WHAT IS EXPECTED
Copy out the material below in full, but not its images.

INFORMATION SUPPLIED
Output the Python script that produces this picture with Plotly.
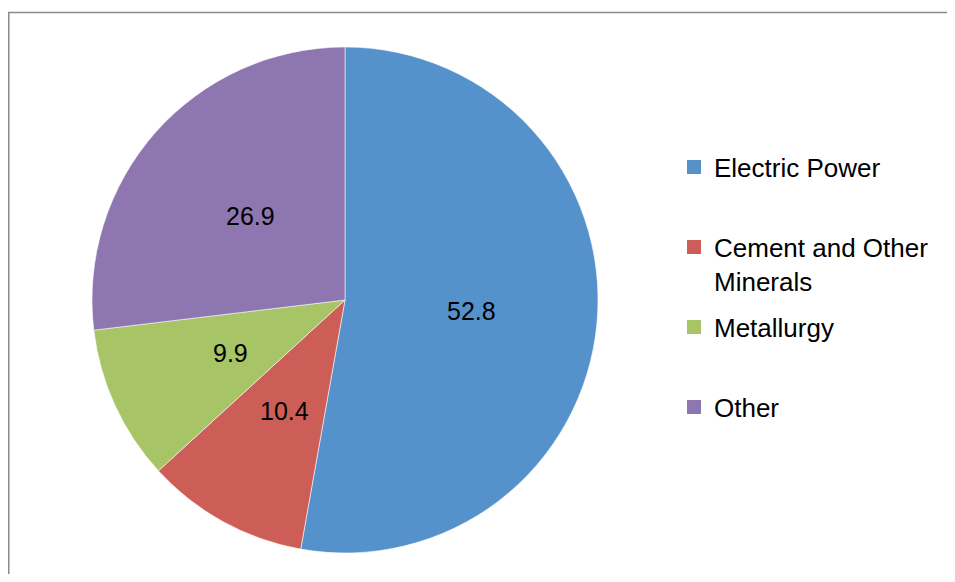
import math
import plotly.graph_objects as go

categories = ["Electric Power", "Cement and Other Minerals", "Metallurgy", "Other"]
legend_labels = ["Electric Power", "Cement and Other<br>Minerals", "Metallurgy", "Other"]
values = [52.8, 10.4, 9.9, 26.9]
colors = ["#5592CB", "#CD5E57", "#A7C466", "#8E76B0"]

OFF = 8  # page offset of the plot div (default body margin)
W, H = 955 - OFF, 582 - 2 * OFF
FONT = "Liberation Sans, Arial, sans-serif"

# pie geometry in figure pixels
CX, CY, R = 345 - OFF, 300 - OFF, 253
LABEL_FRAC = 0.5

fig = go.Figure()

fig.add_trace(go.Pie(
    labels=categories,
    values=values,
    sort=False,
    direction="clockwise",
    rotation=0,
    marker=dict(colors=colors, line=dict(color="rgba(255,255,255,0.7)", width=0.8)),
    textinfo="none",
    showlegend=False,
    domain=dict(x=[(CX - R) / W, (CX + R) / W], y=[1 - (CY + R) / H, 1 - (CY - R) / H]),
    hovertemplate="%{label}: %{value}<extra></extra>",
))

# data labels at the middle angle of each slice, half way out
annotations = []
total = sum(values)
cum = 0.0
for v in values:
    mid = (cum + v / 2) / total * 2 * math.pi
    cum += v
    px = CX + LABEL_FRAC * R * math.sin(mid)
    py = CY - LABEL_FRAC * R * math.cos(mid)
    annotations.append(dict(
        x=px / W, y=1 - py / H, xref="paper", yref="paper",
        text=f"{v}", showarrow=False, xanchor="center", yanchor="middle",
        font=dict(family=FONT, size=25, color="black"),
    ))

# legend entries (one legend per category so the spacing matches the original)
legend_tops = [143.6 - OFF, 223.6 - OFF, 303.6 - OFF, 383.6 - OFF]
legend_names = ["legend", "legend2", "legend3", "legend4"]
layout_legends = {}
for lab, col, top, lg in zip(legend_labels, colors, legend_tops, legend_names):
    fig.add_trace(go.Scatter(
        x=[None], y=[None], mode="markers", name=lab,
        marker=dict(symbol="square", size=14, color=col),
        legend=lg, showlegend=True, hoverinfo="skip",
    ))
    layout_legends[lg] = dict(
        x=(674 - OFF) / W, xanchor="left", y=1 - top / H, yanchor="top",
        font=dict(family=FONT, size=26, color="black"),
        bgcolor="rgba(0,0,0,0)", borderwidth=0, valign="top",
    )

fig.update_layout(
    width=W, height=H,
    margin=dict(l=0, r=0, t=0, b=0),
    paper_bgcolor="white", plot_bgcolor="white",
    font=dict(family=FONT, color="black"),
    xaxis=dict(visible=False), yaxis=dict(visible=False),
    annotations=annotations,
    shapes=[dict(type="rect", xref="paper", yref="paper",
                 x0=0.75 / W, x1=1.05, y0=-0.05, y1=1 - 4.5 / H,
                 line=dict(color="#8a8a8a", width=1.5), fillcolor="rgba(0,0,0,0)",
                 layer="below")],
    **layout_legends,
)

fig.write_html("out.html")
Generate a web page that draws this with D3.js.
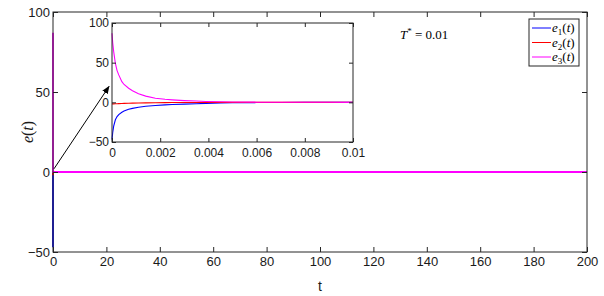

RESPONSE TO THIS EXERCISE
Output the Python script that produces this picture with Plotly.
import math
import plotly.graph_objects as go

categories = ["Electric Power", "Cement and Other Minerals", "Metallurgy", "Other"]
legend_labels = ["Electric Power", "Cement and Other<br>Minerals", "Metallurgy", "Other"]
values = [52.8, 10.4, 9.9, 26.9]
colors = ["#5592CB", "#CD5E57", "#A7C466", "#8E76B0"]

OFF = 8  # page offset of the plot div (default body margin)
W, H = 955 - OFF, 582 - 2 * OFF
FONT = "Liberation Sans, Arial, sans-serif"

# pie geometry in figure pixels
CX, CY, R = 345 - OFF, 300 - OFF, 253
LABEL_FRAC = 0.5

fig = go.Figure()

fig.add_trace(go.Pie(
    labels=categories,
    values=values,
    sort=False,
    direction="clockwise",
    rotation=0,
    marker=dict(colors=colors, line=dict(color="rgba(255,255,255,0.7)", width=0.8)),
    textinfo="none",
    showlegend=False,
    domain=dict(x=[(CX - R) / W, (CX + R) / W], y=[1 - (CY + R) / H, 1 - (CY - R) / H]),
    hovertemplate="%{label}: %{value}<extra></extra>",
))

# data labels at the middle angle of each slice, half way out
annotations = []
total = sum(values)
cum = 0.0
for v in values:
    mid = (cum + v / 2) / total * 2 * math.pi
    cum += v
    px = CX + LABEL_FRAC * R * math.sin(mid)
    py = CY - LABEL_FRAC * R * math.cos(mid)
    annotations.append(dict(
        x=px / W, y=1 - py / H, xref="paper", yref="paper",
        text=f"{v}", showarrow=False, xanchor="center", yanchor="middle",
        font=dict(family=FONT, size=25, color="black"),
    ))

# legend entries (one legend per category so the spacing matches the original)
legend_tops = [143.6 - OFF, 223.6 - OFF, 303.6 - OFF, 383.6 - OFF]
legend_names = ["legend", "legend2", "legend3", "legend4"]
layout_legends = {}
for lab, col, top, lg in zip(legend_labels, colors, legend_tops, legend_names):
    fig.add_trace(go.Scatter(
        x=[None], y=[None], mode="markers", name=lab,
        marker=dict(symbol="square", size=14, color=col),
        legend=lg, showlegend=True, hoverinfo="skip",
    ))
    layout_legends[lg] = dict(
        x=(674 - OFF) / W, xanchor="left", y=1 - top / H, yanchor="top",
        font=dict(family=FONT, size=26, color="black"),
        bgcolor="rgba(0,0,0,0)", borderwidth=0, valign="top",
    )

fig.update_layout(
    width=W, height=H,
    margin=dict(l=0, r=0, t=0, b=0),
    paper_bgcolor="white", plot_bgcolor="white",
    font=dict(family=FONT, color="black"),
    xaxis=dict(visible=False), yaxis=dict(visible=False),
    annotations=annotations,
    shapes=[dict(type="rect", xref="paper", yref="paper",
                 x0=0.75 / W, x1=1.05, y0=-0.05, y1=1 - 4.5 / H,
                 line=dict(color="#8a8a8a", width=1.5), fillcolor="rgba(0,0,0,0)",
                 layer="below")],
    **layout_legends,
)

fig.write_html("out.html")
Generate a web page that draws this with D3.js.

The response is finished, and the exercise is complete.